Tuesday, November 29, 2005
Daveed Gartenstein-Ross quotes Rushdie's Wikipedia entry:
At the University of California at Berkeley, bookstores carrying [The Satanic Verses] were firebombed. . . . Muslim communities throughout the world held public rallies in which copies of the book were burned. In 1991, Rushdie's Japanese translator, Hitoshi Igarashi, was stabbed and killed in Tokyo, and his Italian translator was beaten and stabbed in Milan. In 1993, Rushdie's Norwegian publisher William Nygaard was shot and severely injured in an attack outside his house in Oslo. Thirty-seven guests died when their hotel in Sivas, Turkey was burnt down by locals protesting against Aziz Nesin, Rushdie's Turkish translator.

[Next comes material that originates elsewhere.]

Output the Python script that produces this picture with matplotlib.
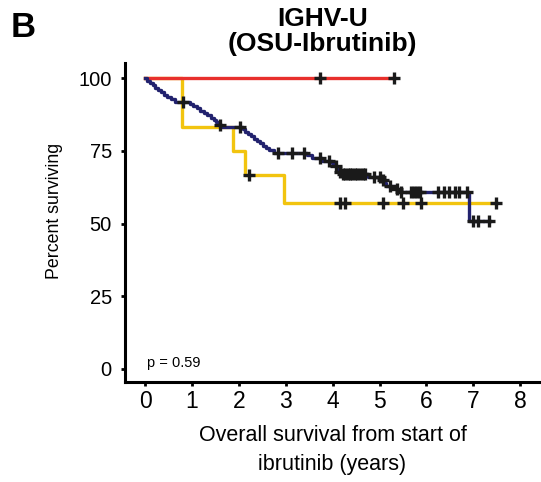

It really wasn't that long ago, and the threat to free speech, even in the West, from Islamic radicalism is still with us. Gartenstein-Ross examines the issue in his newest Weekly Standard piece, The Freedoms We Fight For - The unheralded Islamist assault on free speech:
...Standing up for free speech in the face of religious fanaticism should be automatic for anybody who understands the classical liberal principles upon which Western society was built. Unfortunately, it seems that many Westerners either fail to understand these principles, or else fail to grasp the reality of the threat. Ultimately, it is Salman Rushdie's response to John le Carré that encapsulates the consequences of not recognizing the current Islamist attack on free speech: "John le Carré is right to say that free speech isn't an absolute. We have the freedoms we fight for, and we lose those we don't defend."